• **Given exercise**
Pictures stay out of the copy; output exactly the lines from the one containing "Reproduce this diagram with TikZ." through the end of the material.

• **Extracted records**
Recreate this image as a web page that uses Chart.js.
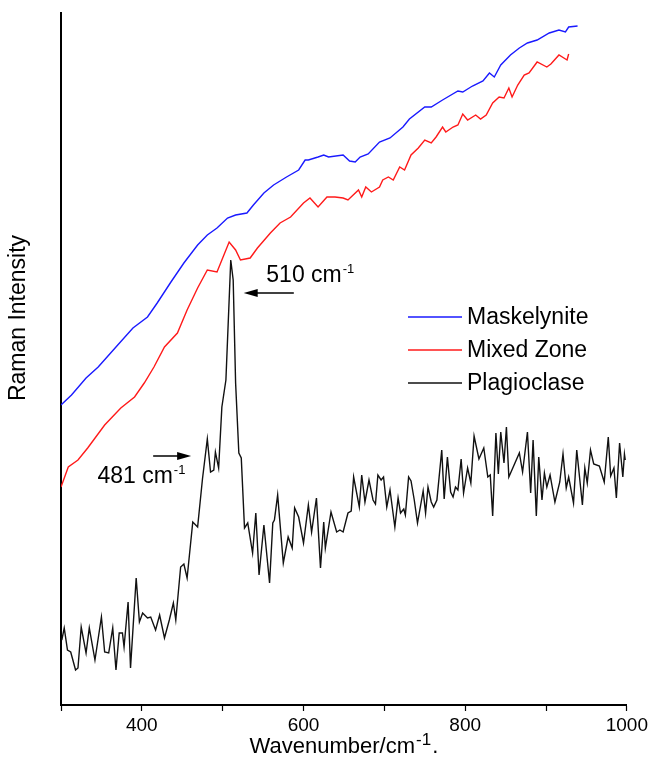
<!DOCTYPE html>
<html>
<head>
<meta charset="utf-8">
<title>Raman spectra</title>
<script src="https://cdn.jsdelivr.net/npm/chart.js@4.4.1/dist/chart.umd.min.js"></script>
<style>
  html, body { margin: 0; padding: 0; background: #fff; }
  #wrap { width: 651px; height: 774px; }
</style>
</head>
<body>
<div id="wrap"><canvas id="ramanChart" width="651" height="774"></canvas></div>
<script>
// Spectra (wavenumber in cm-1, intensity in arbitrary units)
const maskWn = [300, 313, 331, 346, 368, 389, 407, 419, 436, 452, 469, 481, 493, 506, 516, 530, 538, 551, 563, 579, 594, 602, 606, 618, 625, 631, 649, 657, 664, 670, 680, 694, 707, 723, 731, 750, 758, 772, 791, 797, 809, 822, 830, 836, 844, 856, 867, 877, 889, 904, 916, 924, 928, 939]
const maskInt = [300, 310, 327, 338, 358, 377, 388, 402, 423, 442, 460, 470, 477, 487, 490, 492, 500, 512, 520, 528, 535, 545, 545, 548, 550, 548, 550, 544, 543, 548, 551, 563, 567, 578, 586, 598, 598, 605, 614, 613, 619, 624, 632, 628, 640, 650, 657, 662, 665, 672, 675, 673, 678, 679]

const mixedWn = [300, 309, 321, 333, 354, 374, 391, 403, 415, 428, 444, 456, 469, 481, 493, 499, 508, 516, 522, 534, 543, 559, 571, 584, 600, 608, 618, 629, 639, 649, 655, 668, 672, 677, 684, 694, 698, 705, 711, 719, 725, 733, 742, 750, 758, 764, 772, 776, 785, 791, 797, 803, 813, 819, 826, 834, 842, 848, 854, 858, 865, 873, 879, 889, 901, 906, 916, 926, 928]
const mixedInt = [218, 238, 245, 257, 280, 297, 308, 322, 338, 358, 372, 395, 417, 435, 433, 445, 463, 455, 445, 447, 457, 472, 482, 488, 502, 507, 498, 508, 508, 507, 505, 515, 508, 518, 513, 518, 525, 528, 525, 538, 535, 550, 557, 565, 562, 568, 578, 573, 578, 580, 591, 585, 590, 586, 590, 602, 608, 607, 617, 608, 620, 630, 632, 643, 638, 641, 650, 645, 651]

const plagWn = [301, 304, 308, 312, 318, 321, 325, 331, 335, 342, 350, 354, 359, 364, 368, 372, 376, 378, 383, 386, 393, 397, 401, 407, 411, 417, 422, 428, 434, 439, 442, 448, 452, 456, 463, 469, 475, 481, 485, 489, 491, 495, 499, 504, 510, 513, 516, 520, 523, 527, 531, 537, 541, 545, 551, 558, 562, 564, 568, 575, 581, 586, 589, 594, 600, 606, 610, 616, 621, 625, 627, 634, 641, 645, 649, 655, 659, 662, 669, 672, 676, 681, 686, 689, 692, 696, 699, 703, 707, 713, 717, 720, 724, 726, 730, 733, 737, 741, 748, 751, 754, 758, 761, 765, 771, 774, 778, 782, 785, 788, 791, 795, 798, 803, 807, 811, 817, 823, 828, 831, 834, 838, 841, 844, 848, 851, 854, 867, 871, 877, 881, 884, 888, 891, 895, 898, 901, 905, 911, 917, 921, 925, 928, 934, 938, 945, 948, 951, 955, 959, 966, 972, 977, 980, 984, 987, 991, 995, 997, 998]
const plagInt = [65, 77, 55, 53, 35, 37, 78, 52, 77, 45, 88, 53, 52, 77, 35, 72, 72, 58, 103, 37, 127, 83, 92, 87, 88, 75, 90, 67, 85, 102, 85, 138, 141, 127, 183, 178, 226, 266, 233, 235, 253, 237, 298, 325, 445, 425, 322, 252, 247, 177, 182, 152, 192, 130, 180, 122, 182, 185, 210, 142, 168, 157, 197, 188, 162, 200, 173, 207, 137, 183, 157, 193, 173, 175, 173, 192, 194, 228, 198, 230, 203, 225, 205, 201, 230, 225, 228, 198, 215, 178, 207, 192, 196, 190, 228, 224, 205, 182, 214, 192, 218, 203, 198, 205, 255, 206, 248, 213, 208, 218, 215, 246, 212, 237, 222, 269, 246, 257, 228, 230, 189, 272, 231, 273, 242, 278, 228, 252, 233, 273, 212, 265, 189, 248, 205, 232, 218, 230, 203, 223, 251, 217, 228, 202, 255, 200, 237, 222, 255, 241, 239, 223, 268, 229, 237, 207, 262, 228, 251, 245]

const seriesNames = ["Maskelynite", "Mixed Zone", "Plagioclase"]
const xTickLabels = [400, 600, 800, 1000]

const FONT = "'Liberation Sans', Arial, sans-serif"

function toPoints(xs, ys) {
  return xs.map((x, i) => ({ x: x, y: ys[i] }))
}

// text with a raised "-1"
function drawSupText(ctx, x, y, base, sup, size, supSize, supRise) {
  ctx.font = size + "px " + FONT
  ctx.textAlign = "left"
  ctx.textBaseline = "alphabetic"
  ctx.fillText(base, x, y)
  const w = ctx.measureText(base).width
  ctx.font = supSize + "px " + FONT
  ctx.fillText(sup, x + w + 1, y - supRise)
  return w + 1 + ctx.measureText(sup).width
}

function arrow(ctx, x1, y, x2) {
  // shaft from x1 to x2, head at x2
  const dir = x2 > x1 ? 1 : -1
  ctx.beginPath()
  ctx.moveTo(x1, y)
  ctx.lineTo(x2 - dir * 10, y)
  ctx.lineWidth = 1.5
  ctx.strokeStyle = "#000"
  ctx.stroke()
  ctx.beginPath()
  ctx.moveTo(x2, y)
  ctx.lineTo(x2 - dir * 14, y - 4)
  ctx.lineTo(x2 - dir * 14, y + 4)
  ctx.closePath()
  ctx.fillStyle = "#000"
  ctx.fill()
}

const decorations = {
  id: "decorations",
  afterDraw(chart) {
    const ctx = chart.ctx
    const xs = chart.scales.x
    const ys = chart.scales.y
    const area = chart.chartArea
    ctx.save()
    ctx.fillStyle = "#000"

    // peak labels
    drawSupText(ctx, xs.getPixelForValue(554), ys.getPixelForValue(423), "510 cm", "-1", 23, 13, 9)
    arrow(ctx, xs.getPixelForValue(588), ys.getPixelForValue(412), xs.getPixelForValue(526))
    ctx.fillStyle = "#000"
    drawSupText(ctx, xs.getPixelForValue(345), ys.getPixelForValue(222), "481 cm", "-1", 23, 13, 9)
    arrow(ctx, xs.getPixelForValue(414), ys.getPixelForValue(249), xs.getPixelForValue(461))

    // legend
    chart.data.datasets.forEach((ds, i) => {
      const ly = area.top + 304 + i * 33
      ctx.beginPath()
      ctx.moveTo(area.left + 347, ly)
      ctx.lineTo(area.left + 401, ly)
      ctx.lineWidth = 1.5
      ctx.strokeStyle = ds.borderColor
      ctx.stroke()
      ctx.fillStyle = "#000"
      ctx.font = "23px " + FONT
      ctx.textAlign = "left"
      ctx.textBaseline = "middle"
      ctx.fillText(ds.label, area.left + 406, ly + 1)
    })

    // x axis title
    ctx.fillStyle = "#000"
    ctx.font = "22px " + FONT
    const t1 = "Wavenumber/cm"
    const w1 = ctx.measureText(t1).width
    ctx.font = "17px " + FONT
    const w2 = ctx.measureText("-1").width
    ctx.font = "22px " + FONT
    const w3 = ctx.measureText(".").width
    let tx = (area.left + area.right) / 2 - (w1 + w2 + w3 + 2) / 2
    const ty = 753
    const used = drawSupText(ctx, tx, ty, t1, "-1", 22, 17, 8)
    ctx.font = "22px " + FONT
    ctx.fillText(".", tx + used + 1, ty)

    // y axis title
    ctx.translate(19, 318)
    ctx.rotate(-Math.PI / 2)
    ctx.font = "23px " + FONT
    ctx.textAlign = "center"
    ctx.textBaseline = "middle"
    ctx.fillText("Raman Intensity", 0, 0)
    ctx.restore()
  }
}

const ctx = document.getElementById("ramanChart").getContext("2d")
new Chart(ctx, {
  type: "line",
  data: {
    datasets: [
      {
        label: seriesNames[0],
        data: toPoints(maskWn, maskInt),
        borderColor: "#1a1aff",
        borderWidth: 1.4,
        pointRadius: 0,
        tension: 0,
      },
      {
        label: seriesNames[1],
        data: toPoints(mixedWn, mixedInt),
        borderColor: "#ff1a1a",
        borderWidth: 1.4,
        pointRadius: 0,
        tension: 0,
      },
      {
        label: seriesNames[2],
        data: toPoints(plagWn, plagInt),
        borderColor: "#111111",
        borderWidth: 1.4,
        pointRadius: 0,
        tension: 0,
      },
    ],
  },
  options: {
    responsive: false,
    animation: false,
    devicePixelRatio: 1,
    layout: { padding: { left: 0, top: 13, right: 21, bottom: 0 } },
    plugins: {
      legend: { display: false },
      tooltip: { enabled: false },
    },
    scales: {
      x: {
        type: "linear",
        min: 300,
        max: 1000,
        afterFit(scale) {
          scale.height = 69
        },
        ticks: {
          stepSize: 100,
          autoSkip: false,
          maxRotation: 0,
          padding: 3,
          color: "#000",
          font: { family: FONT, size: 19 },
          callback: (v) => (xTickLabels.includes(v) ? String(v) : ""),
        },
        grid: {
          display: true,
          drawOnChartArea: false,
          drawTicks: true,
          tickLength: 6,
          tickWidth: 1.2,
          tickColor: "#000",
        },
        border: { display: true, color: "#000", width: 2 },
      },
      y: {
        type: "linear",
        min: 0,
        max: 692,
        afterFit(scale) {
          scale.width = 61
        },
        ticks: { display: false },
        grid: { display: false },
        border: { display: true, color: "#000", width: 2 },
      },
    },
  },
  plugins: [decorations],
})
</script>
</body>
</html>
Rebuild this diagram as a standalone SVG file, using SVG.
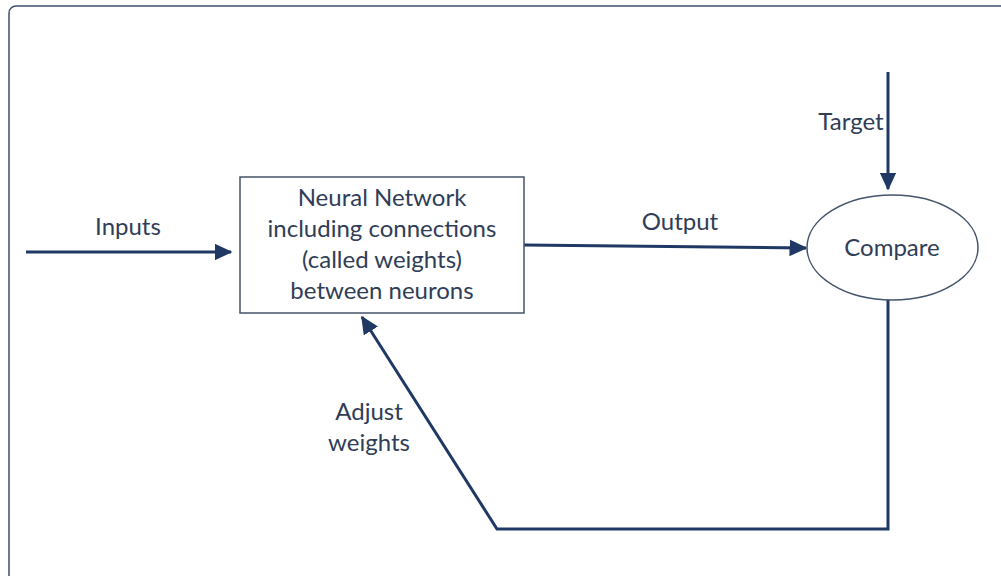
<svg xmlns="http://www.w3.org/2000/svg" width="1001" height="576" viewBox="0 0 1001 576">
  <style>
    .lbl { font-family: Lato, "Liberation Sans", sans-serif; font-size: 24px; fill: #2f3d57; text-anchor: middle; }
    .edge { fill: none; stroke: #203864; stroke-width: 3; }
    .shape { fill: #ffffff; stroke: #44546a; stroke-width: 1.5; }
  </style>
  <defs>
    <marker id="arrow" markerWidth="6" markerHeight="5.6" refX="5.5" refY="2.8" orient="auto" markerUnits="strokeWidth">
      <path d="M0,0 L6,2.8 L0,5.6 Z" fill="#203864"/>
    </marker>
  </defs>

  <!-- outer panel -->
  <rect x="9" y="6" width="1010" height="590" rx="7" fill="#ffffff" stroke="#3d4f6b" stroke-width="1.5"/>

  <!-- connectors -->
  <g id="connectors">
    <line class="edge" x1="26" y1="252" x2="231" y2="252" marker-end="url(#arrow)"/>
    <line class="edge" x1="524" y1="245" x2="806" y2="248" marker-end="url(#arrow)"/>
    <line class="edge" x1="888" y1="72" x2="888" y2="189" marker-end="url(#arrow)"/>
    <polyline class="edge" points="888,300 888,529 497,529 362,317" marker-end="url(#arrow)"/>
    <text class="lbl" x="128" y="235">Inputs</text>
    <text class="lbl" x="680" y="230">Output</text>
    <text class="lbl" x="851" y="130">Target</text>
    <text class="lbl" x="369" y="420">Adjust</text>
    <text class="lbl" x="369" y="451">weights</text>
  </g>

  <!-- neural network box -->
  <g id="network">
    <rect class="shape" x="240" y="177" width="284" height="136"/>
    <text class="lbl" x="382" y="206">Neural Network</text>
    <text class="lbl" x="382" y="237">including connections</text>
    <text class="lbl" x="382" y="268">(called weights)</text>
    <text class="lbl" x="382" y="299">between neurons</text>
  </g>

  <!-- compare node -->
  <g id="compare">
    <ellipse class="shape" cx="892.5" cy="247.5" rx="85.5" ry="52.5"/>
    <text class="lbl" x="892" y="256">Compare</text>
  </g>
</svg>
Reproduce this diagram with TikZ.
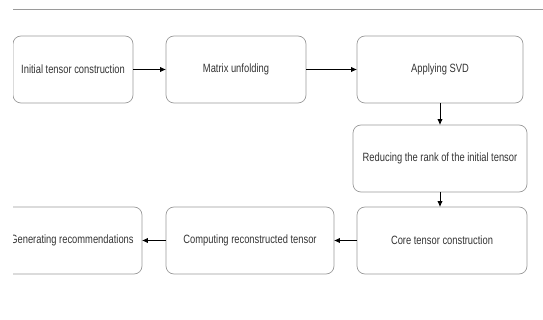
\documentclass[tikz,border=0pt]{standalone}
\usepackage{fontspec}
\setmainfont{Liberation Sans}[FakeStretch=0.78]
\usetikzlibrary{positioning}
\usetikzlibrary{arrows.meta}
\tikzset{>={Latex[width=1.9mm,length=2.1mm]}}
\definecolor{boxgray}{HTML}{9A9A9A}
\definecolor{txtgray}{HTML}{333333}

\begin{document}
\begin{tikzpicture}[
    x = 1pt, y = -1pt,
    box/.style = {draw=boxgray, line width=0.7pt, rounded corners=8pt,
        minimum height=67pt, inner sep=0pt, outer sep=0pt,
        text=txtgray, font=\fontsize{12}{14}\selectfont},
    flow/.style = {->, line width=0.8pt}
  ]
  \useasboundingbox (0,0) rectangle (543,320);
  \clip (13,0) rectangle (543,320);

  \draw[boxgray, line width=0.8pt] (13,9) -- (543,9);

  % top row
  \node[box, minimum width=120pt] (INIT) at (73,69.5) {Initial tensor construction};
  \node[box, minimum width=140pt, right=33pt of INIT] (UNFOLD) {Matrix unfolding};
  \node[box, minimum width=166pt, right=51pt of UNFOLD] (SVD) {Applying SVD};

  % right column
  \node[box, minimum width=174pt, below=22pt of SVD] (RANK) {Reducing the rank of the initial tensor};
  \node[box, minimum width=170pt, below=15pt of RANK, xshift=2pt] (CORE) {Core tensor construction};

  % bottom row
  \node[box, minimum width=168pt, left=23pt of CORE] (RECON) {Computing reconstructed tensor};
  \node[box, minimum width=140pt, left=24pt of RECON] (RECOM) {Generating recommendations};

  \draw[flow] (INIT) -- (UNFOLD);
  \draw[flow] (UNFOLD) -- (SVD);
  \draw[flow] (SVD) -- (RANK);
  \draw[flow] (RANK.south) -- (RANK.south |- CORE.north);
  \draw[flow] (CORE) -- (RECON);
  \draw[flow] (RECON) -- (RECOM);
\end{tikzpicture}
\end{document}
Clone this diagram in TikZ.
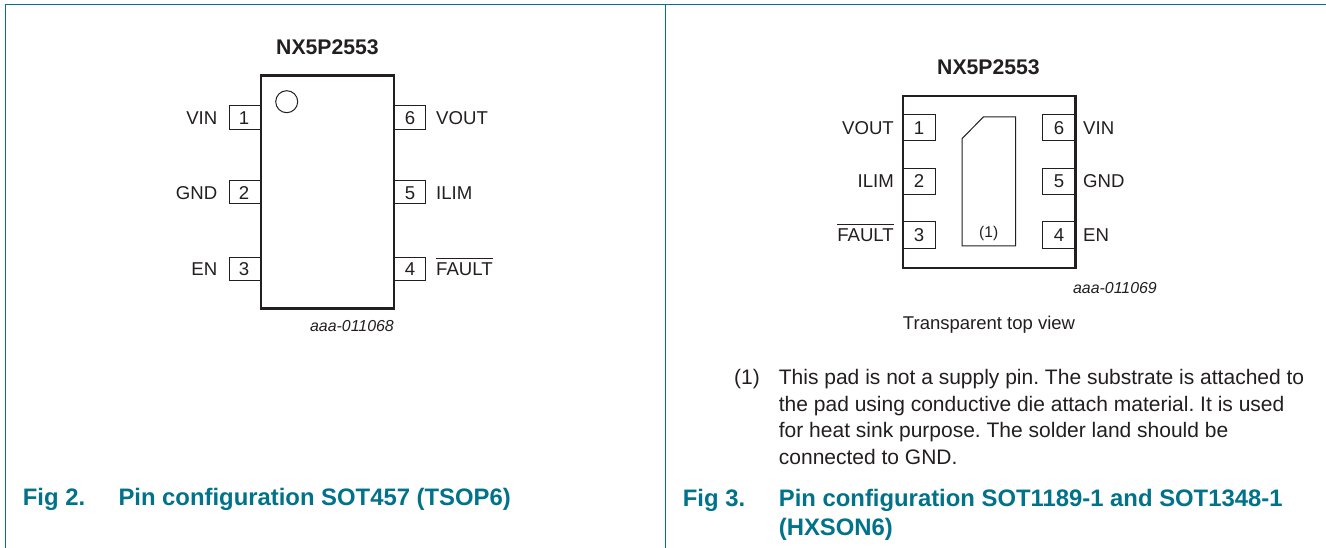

• **Result for this exercise**
Reproduce this diagram with TikZ.
\documentclass[tikz,border=0pt]{standalone}
\usepackage{fontspec}
\setmainfont{Liberation Sans}[FakeStretch=0.78]
\usetikzlibrary{positioning}
\usetikzlibrary{arrows.meta}
\tikzset{>={Latex[width=1.9mm,length=2.1mm]}}
\definecolor{boxgray}{HTML}{9A9A9A}
\definecolor{txtgray}{HTML}{333333}

\begin{document}
\begin{tikzpicture}[
    x = 1pt, y = -1pt,
    box/.style = {draw=boxgray, line width=0.7pt, rounded corners=8pt,
        minimum height=67pt, inner sep=0pt, outer sep=0pt,
        text=txtgray, font=\fontsize{12}{14}\selectfont},
    flow/.style = {->, line width=0.8pt}
  ]
  \useasboundingbox (0,0) rectangle (543,320);
  \clip (13,0) rectangle (543,320);

  \draw[boxgray, line width=0.8pt] (13,9) -- (543,9);

  % top row
  \node[box, minimum width=120pt] (INIT) at (73,69.5) {Initial tensor construction};
  \node[box, minimum width=140pt, right=33pt of INIT] (UNFOLD) {Matrix unfolding};
  \node[box, minimum width=166pt, right=51pt of UNFOLD] (SVD) {Applying SVD};

  % right column
  \node[box, minimum width=174pt, below=22pt of SVD] (RANK) {Reducing the rank of the initial tensor};
  \node[box, minimum width=170pt, below=15pt of RANK, xshift=2pt] (CORE) {Core tensor construction};

  % bottom row
  \node[box, minimum width=168pt, left=23pt of CORE] (RECON) {Computing reconstructed tensor};
  \node[box, minimum width=140pt, left=24pt of RECON] (RECOM) {Generating recommendations};

  \draw[flow] (INIT) -- (UNFOLD);
  \draw[flow] (UNFOLD) -- (SVD);
  \draw[flow] (SVD) -- (RANK);
  \draw[flow] (RANK.south) -- (RANK.south |- CORE.north);
  \draw[flow] (CORE) -- (RECON);
  \draw[flow] (RECON) -- (RECOM);
\end{tikzpicture}
\end{document}
Clone this diagram in TikZ.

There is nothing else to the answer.